Depois de alguns acontecimentos, Nader se vê envolvido numa teia de mentiras, manipulações e confrontos públicos.
O diretor constroi uma trama intrigante, usando brilhantemente os elementos que o cinema oferece, colocando elipses no momento certo, diálogos calculados para manter o suspense e só concederem informações no momento certo. A todo momento, surpreende o espectador com novas revelações e o mantém não só atento como tocado por aquela história.
Cada personagem ali é de extrema importância e têm suas ações compreensíveis no contexto da cultura iraniana. Eles mentem pela religião, por medo de Alá (o deus deles), tomam decisões baseados nisso, mentem novamente por medo da sua reputação perante a sociedade ou à família e só aumentam a sua cota de pecados.
Farhadi critica os costumes e a religião do seu país sem precisar ser agressivo. Simplesmente mostra a situação com naturalidade. Se um iraniano assiste ao filme, pode achar tudo completamente normal, mas um ocidental tomará aquilo como crítica, dado o seus conceitos contrários àquelas práticas.

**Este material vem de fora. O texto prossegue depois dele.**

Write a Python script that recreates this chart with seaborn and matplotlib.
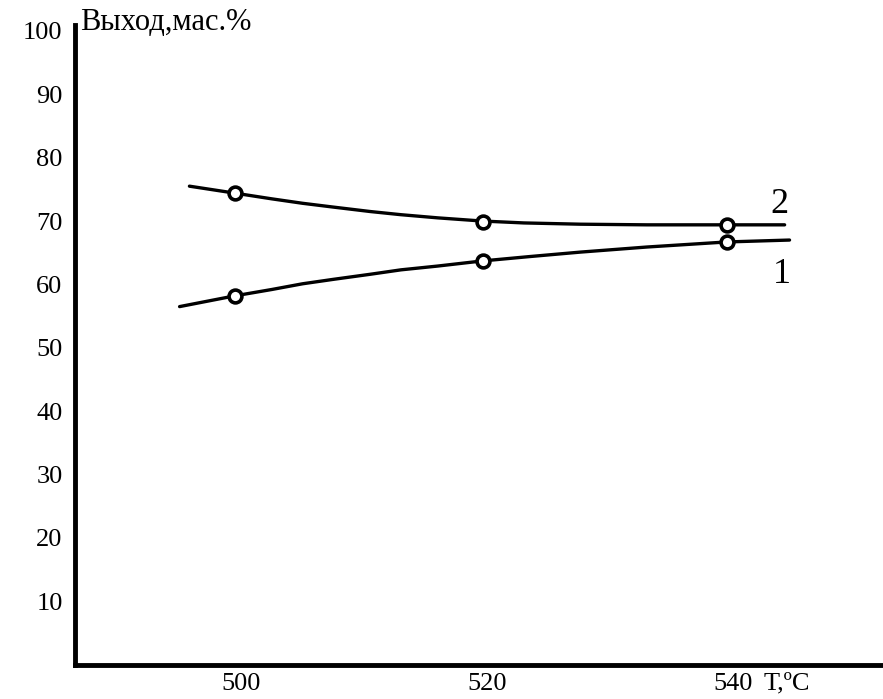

O drama é tão denso que seria cruel dizer que este ou aquele personagem está errado. Cada um nos toca de um forma diferente e à vontade que se tem é de interrompê-los e dizer “pelo amor de Deus, se perdoem, se compreendam”. É difícil conter as lágrimas. A sensação de impotência, de ser um mero espectador, deixa o público com um gosto amargo na boca.
“Nader and Simin – a Separation” é uma obra singular, um modelo de construção de roteiro e personagens e de como se fazer cinema, de como se fazer arte. Que Farhadi se mantenha incólume às leis iranianas e que não aconteça a ele o que aconteceu a Jafar Panahi (condenado a ficar 20 anos afastado do cinema, por supostamente fazer propaganda contra o governo iraniano).
É bom lembrar que Asghar já tem prestígio em Berlim – levou o Urso de Prata de direção em 2009, com “Procurando Elly” - e pode agora ter sua obra definitivamente consagrada. Sua glória pode ser também uma afirmação do clamor do Festival pela liberdade de expressão no Irã. Os concorrentes que se virem para tirar o prêmio de Asghar.